10

I am using EMR 5.0 with Spark 2.0.0. I am trying to run child spark application from Scala spark application using org.apache.spark.launcher.SparkLauncher

I need to set SPARK_HOME using setSparkHome:

 var handle = new SparkLauncher()
    .setAppResource("s3://my-bucket/python_code.py")
    .setAppName("PythonAPP")
    .setMaster("spark://" + sparkSession.conf.get("spark.driver.host") +":"+ sparkSession.conf.get("spark.driver.port"))
    .setVerbose(true)
    .setConf(SparkLauncher.EXECUTOR_CORES, "1")
    .setSparkHome("/srv/spark") // not working
    .setDeployMode("client")
    .startApplication(
      new SparkAppHandle.Listener() {

        override def infoChanged(hndl: SparkAppHandle): Unit = {
          System.out.println(hndl.getState() + " new  state !")
        }

        override def stateChanged(hndl: SparkAppHandle): Unit = {
          System.out.println(hndl.getState() + "    new  state !")
        }
      })

Where can I find the appropriate path to my Spark Home ? The cluster is built from 1 Master, 1 Core and 1 Task servers.

Thanks!

Ulile
  • 251
  • 1
  • 3
  • 9

2 Answers2

19

As of emr-4.0.0, all applications on EMR are in /usr/lib.
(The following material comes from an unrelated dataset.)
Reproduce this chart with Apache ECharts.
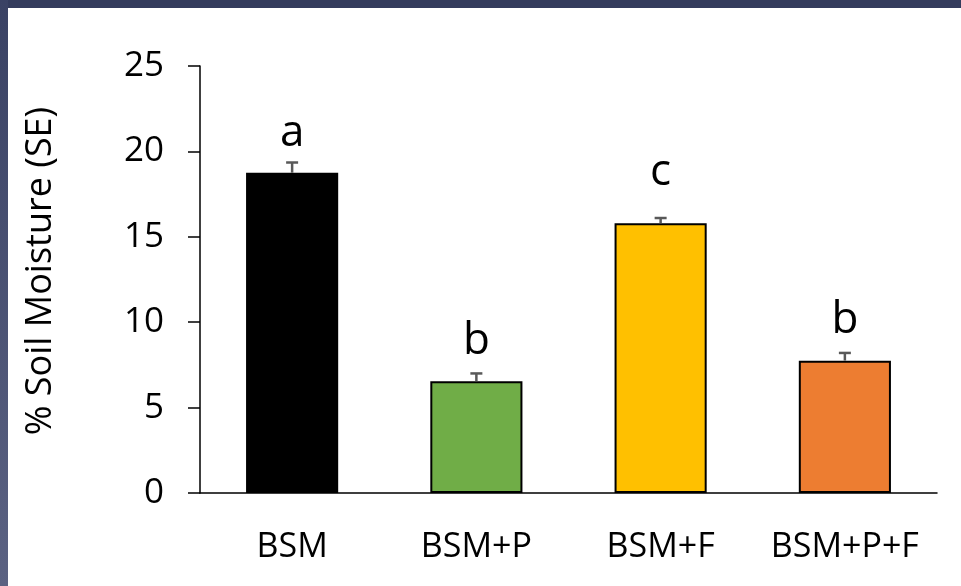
<!DOCTYPE html>
<html>
<head>
<meta charset="utf-8">
<script src="https://cdn.jsdelivr.net/npm/echarts@6/dist/echarts.min.js"></script>
<style>
  html, body { margin: 0; padding: 0; background: #ffffff; }
  #chart { position: absolute; left: 0; top: 0; width: 961px; height: 586px; }
  #topbar { position: absolute; left: 0; top: 0; width: 961px; height: 8px; background: #343c5d; z-index: 5; }
  #leftbar { position: absolute; left: 0; top: 0; width: 8px; height: 586px; background: linear-gradient(#3a4264, #5b6282); z-index: 5; }
</style>
</head>
<body>
<div id="chart"></div>
<div id="topbar"></div>
<div id="leftbar"></div>
<script>
// ---- data ----
var categories = ['BSM', 'BSM+P', 'BSM+F', 'BSM+P+F'];
var means = [18.75, 6.55, 15.8, 7.75];
var stdErrors = [0.6, 0.45, 0.3, 0.45];
var letters = ['a', 'b', 'c', 'b'];
var yTicks = [0, 5, 10, 15, 20, 25];

// ---- styles ----
var barColors = ['#000000', '#70ad47', '#ffc000', '#ed7d31'];
var letterLift = [7, 10, 24, 10];
var FONT = '"Open Sans", "DejaVu Sans", sans-serif';

var chart = echarts.init(document.getElementById('chart'), null, { renderer: 'canvas' });

var barData = means.map(function (v, i) {
  return { value: v, itemStyle: { color: barColors[i] } };
});
var errData = means.map(function (v, i) { return [i, v, stdErrors[i]]; });

chart.setOption({
  backgroundColor: '#ffffff',
  animation: false,
  grid: { left: 200, right: 24, top: 66, bottom: 93 },
  graphic: [{
    type: 'text',
    x: 41, y: 271,
    rotation: Math.PI / 2,
    style: {
      text: '% Soil Moisture (SE)',
      font: '36px ' + FONT,
      fill: '#000000',
      textAlign: 'center',
      textVerticalAlign: 'middle'
    }
  }],
  xAxis: {
    type: 'category',
    data: categories,
    axisLine: { show: true, lineStyle: { color: '#000000', width: 1.5 } },
    axisTick: { show: false },
    axisLabel: { color: '#000000', fontSize: 34, fontFamily: FONT, margin: 37, interval: 0, hideOverlap: false }
  },
  yAxis: {
    type: 'value',
    min: yTicks[0],
    max: yTicks[yTicks.length - 1],
    interval: yTicks[1] - yTicks[0],
    axisLine: { show: true, lineStyle: { color: '#000000', width: 1.5 } },
    axisTick: { show: true, length: 12, lineStyle: { color: '#000000', width: 1.5 } },
    splitLine: { show: false },
    axisLabel: { color: '#000000', fontSize: 35, fontFamily: FONT, margin: 36 }
  },
  series: [
    {
      type: 'bar',
      data: barData,
      barWidth: '50%',
      itemStyle: { borderColor: '#000000', borderWidth: 2 }
    },
    {
      type: 'custom',
      coordinateSystem: 'cartesian2d',
      data: errData,
      encode: { x: 0, y: 1 },
      z: 10,
      renderItem: function (params, api) {
        var idx = api.value(0);
        var m = api.value(1);
        var se = api.value(2);
        var top = api.coord([idx, m + se]);
        var base = api.coord([idx, m]);
        var hw = 6;
        return {
          type: 'group',
          children: [
            { type: 'line', shape: { x1: top[0], y1: base[1], x2: top[0], y2: top[1] },
              style: { stroke: '#595959', lineWidth: 2.5 } },
            { type: 'line', shape: { x1: top[0] - hw, y1: top[1], x2: top[0] + hw, y2: top[1] },
              style: { stroke: '#595959', lineWidth: 2.5 } },
            { type: 'text', x: top[0], y: top[1] - letterLift[params.dataIndex],
              style: { text: letters[params.dataIndex], font: '44px ' + FONT, fill: '#000000',
                       textAlign: 'center', textVerticalAlign: 'bottom' } }
          ]
        };
      }
    }
  ]
});
</script>
</body>
</html>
Spark is in /usr/lib/spark.

Jonathan Kelly
  • 1,940
  • 11
  • 14
  • Thanks, but I still get the same error: `16/09/18 09:07:02 ERROR ApplicationMaster: User class threw exception: java.io.IOException: Cannot run program "/usr/lib/spark/bin/spark-submit": error=2, No such file or directory java.io.IOException: Cannot run program "/usr/lib/spark/bin/spark-submit": error=2, No such file or directory at java.lang.ProcessBuilder.start(ProcessBuilder.java:1048) at org.apache.spark.launcher.SparkLauncher.startApplication(SparkLauncher.java:428)` – Ulile Sep 18 '16 at 09:19
  • Are you not running this on the master instance? If Spark is installed, /usr/lib/spark definitely exists on the master, but it does not exist on the other modes. – Jonathan Kelly Sep 18 '16 at 17:42
  • Btw, I also noticed that you set the Spark master to spark://..., but that is not correct for Spark on EMR, since it runs on YARN. The correct Spark master is just "yarn". – Jonathan Kelly Sep 18 '16 at 17:44
  • so if I am setting master=yarn, how can I run it on master ? – Ulile Sep 20 '16 at 12:53
  • Sorry, I'm not sure exactly what you are asking. You are running on a cluster that has Spark installed, but you claim that you still get an error saying that /usr/lib/spark/bin/spark-submit does not exist, but that's not true if you are running the command on the master instance. If that file doesn't exist, perhaps you are somehow running on the wrong instance? I'm not sure how that would be the case, but you haven't really provided enough information about how you are running this. – Jonathan Kelly Oct 26 '16 at 17:18
2

I find out that Spark on AWS EMR (tested with version emr-5.23.0 & emr-5.22.0) doesn't install Spark on EMR CORE Nodes. Just check the EMR nodes installation on /usr/lib/spark, it's not really a SPARK_HOME like the one installed on the EMR MASTER node.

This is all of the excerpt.